Work instructions: Beginning with the first line, set down every line through the one containing "return fig.add_axes([l /", exactly as it appears, but not the pictures.

-- Start --

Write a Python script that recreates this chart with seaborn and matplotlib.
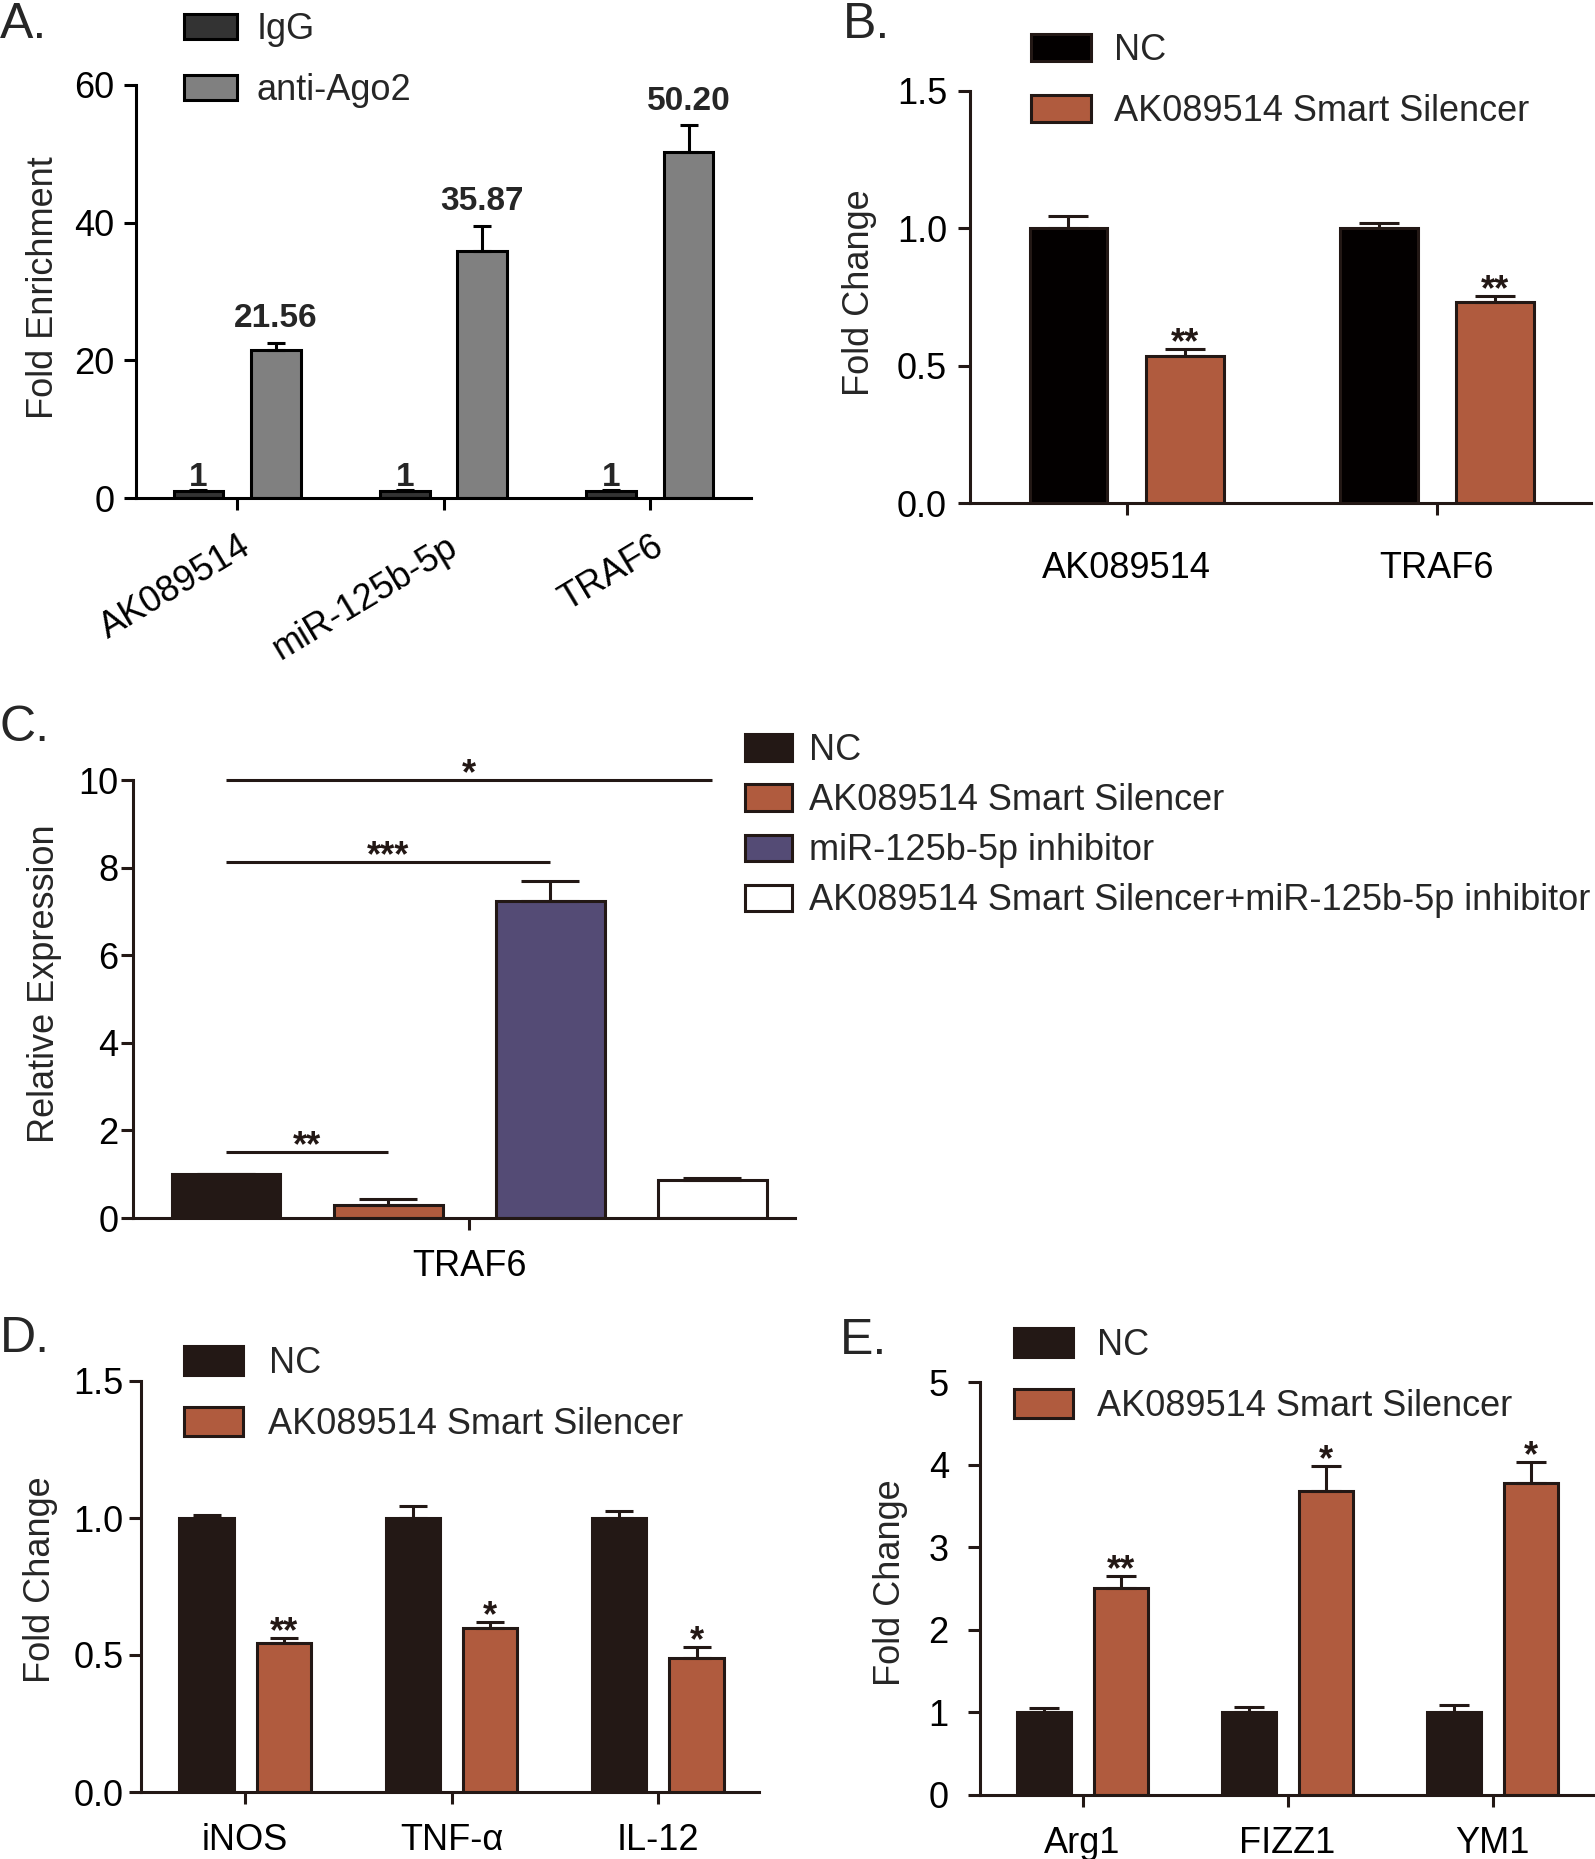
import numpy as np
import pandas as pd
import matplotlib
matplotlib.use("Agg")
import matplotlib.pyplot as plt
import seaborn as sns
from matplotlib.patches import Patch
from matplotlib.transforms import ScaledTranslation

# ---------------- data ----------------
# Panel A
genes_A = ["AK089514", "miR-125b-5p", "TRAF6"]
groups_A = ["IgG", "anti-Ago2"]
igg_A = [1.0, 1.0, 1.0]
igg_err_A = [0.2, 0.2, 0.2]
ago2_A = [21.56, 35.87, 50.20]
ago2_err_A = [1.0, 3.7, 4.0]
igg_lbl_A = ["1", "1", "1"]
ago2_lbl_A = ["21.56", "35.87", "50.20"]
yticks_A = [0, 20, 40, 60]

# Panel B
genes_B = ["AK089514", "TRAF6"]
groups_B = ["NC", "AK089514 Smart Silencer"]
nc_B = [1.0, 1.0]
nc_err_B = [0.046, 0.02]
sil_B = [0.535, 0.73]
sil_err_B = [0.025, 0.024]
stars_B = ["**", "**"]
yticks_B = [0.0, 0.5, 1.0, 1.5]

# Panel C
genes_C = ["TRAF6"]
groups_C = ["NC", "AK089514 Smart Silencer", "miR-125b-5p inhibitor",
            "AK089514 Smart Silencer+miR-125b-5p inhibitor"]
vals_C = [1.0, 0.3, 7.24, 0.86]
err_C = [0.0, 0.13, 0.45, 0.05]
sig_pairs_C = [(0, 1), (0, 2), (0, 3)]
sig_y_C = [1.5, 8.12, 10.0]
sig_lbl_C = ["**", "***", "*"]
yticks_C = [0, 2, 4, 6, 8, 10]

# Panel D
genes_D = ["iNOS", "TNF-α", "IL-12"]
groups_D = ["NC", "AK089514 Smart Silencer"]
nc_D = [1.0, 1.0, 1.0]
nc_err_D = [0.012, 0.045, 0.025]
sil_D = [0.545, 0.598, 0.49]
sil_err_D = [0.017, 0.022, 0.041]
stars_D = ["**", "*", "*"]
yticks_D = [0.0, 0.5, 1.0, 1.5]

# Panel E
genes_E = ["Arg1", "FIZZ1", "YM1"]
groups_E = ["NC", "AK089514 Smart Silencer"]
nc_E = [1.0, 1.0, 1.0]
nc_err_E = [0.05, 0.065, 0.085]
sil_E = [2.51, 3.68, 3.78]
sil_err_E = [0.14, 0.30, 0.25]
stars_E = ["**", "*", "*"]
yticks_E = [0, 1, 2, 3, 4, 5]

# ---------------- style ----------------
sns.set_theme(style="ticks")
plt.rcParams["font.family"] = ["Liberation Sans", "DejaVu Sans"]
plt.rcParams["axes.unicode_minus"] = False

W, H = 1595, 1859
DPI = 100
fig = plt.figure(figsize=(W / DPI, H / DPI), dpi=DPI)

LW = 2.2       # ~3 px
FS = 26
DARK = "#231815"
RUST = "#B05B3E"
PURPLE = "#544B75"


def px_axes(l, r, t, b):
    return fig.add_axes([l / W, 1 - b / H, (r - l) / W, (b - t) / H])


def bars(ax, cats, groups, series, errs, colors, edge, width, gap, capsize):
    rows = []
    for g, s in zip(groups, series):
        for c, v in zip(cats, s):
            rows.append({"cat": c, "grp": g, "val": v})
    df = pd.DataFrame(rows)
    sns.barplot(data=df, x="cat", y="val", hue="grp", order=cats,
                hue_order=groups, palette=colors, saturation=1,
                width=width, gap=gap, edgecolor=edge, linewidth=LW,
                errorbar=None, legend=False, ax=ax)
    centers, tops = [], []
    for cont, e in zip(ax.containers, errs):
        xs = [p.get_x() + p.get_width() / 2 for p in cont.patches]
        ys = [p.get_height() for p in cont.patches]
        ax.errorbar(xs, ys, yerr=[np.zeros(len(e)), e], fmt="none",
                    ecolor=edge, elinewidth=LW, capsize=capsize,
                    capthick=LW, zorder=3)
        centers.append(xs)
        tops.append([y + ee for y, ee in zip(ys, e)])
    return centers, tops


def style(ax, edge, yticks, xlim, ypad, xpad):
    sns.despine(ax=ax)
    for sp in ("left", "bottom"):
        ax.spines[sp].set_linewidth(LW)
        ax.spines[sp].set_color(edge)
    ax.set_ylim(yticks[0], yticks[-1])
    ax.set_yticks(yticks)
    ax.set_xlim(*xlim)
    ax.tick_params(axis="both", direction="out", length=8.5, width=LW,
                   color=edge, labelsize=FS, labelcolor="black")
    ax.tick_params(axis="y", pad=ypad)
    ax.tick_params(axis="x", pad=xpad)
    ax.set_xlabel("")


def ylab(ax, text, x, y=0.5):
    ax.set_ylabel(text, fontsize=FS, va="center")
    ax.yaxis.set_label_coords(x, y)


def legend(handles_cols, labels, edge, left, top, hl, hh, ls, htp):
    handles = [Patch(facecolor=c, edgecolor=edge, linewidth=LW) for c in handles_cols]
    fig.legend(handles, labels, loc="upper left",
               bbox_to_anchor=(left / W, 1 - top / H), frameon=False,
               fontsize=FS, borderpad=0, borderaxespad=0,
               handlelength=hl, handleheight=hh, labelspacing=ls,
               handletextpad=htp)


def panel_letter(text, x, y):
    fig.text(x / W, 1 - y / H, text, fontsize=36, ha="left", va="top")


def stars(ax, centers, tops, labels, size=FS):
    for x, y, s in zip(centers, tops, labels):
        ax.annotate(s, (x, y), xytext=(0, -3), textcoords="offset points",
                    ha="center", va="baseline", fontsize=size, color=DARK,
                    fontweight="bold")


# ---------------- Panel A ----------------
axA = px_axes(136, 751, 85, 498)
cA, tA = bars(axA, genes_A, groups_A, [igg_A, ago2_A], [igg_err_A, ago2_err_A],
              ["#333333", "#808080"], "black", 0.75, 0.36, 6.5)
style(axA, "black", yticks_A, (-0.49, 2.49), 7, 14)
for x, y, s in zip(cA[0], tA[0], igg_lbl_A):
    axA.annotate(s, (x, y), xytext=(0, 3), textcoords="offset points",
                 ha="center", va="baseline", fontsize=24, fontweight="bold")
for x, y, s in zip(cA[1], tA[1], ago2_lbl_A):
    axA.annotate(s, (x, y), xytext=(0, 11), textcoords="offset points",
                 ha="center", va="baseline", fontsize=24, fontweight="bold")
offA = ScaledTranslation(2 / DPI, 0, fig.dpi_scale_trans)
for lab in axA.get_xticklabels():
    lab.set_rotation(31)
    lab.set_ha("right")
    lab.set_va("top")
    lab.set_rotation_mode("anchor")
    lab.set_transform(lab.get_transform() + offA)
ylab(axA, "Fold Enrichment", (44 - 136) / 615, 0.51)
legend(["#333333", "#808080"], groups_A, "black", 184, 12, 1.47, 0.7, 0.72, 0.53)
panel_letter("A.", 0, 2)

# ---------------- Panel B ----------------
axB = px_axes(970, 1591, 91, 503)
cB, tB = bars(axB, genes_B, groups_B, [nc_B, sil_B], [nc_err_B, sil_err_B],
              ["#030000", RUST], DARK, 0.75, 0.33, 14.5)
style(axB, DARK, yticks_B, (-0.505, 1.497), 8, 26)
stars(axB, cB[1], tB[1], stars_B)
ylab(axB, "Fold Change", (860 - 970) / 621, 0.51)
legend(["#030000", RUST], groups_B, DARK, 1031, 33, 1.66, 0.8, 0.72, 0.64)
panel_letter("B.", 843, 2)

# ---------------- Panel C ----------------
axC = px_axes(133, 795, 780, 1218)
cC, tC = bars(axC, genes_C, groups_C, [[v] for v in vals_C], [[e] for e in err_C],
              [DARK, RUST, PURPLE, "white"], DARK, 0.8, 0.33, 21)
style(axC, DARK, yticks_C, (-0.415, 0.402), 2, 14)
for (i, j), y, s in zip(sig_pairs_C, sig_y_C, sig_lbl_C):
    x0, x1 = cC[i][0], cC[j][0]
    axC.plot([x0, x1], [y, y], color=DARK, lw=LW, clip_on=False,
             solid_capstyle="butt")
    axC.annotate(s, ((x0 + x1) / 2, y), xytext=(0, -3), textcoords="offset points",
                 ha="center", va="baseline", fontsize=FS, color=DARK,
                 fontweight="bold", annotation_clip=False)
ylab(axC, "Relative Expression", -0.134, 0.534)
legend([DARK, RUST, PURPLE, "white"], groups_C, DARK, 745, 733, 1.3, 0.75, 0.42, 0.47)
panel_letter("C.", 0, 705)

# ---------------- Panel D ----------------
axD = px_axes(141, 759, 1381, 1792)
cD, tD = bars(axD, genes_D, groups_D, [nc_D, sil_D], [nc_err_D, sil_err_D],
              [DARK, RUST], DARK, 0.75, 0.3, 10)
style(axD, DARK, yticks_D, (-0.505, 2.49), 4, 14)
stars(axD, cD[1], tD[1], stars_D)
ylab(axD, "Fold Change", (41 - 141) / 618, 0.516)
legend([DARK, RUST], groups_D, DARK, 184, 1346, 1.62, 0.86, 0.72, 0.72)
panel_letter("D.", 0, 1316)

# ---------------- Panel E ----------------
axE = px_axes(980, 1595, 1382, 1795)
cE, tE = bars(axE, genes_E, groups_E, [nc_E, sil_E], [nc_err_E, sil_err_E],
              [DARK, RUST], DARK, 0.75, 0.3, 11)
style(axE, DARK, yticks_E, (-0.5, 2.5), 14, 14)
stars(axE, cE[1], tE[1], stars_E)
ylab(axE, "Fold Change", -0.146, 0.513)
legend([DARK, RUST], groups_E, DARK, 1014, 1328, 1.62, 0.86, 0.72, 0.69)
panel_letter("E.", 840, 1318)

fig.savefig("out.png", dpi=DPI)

-- End --

Solution to the problem:
Write a Python script that recreates this chart with seaborn and matplotlib.
import numpy as np
import pandas as pd
import matplotlib
matplotlib.use("Agg")
import matplotlib.pyplot as plt
import seaborn as sns
from matplotlib.patches import Patch
from matplotlib.transforms import ScaledTranslation

# ---------------- data ----------------
# Panel A
genes_A = ["AK089514", "miR-125b-5p", "TRAF6"]
groups_A = ["IgG", "anti-Ago2"]
igg_A = [1.0, 1.0, 1.0]
igg_err_A = [0.2, 0.2, 0.2]
ago2_A = [21.56, 35.87, 50.20]
ago2_err_A = [1.0, 3.7, 4.0]
igg_lbl_A = ["1", "1", "1"]
ago2_lbl_A = ["21.56", "35.87", "50.20"]
yticks_A = [0, 20, 40, 60]

# Panel B
genes_B = ["AK089514", "TRAF6"]
groups_B = ["NC", "AK089514 Smart Silencer"]
nc_B = [1.0, 1.0]
nc_err_B = [0.046, 0.02]
sil_B = [0.535, 0.73]
sil_err_B = [0.025, 0.024]
stars_B = ["**", "**"]
yticks_B = [0.0, 0.5, 1.0, 1.5]

# Panel C
genes_C = ["TRAF6"]
groups_C = ["NC", "AK089514 Smart Silencer", "miR-125b-5p inhibitor",
            "AK089514 Smart Silencer+miR-125b-5p inhibitor"]
vals_C = [1.0, 0.3, 7.24, 0.86]
err_C = [0.0, 0.13, 0.45, 0.05]
sig_pairs_C = [(0, 1), (0, 2), (0, 3)]
sig_y_C = [1.5, 8.12, 10.0]
sig_lbl_C = ["**", "***", "*"]
yticks_C = [0, 2, 4, 6, 8, 10]

# Panel D
genes_D = ["iNOS", "TNF-α", "IL-12"]
groups_D = ["NC", "AK089514 Smart Silencer"]
nc_D = [1.0, 1.0, 1.0]
nc_err_D = [0.012, 0.045, 0.025]
sil_D = [0.545, 0.598, 0.49]
sil_err_D = [0.017, 0.022, 0.041]
stars_D = ["**", "*", "*"]
yticks_D = [0.0, 0.5, 1.0, 1.5]

# Panel E
genes_E = ["Arg1", "FIZZ1", "YM1"]
groups_E = ["NC", "AK089514 Smart Silencer"]
nc_E = [1.0, 1.0, 1.0]
nc_err_E = [0.05, 0.065, 0.085]
sil_E = [2.51, 3.68, 3.78]
sil_err_E = [0.14, 0.30, 0.25]
stars_E = ["**", "*", "*"]
yticks_E = [0, 1, 2, 3, 4, 5]

# ---------------- style ----------------
sns.set_theme(style="ticks")
plt.rcParams["font.family"] = ["Liberation Sans", "DejaVu Sans"]
plt.rcParams["axes.unicode_minus"] = False

W, H = 1595, 1859
DPI = 100
fig = plt.figure(figsize=(W / DPI, H / DPI), dpi=DPI)

LW = 2.2       # ~3 px
FS = 26
DARK = "#231815"
RUST = "#B05B3E"
PURPLE = "#544B75"


def px_axes(l, r, t, b):
    return fig.add_axes([l / W, 1 - b / H, (r - l) / W, (b - t) / H])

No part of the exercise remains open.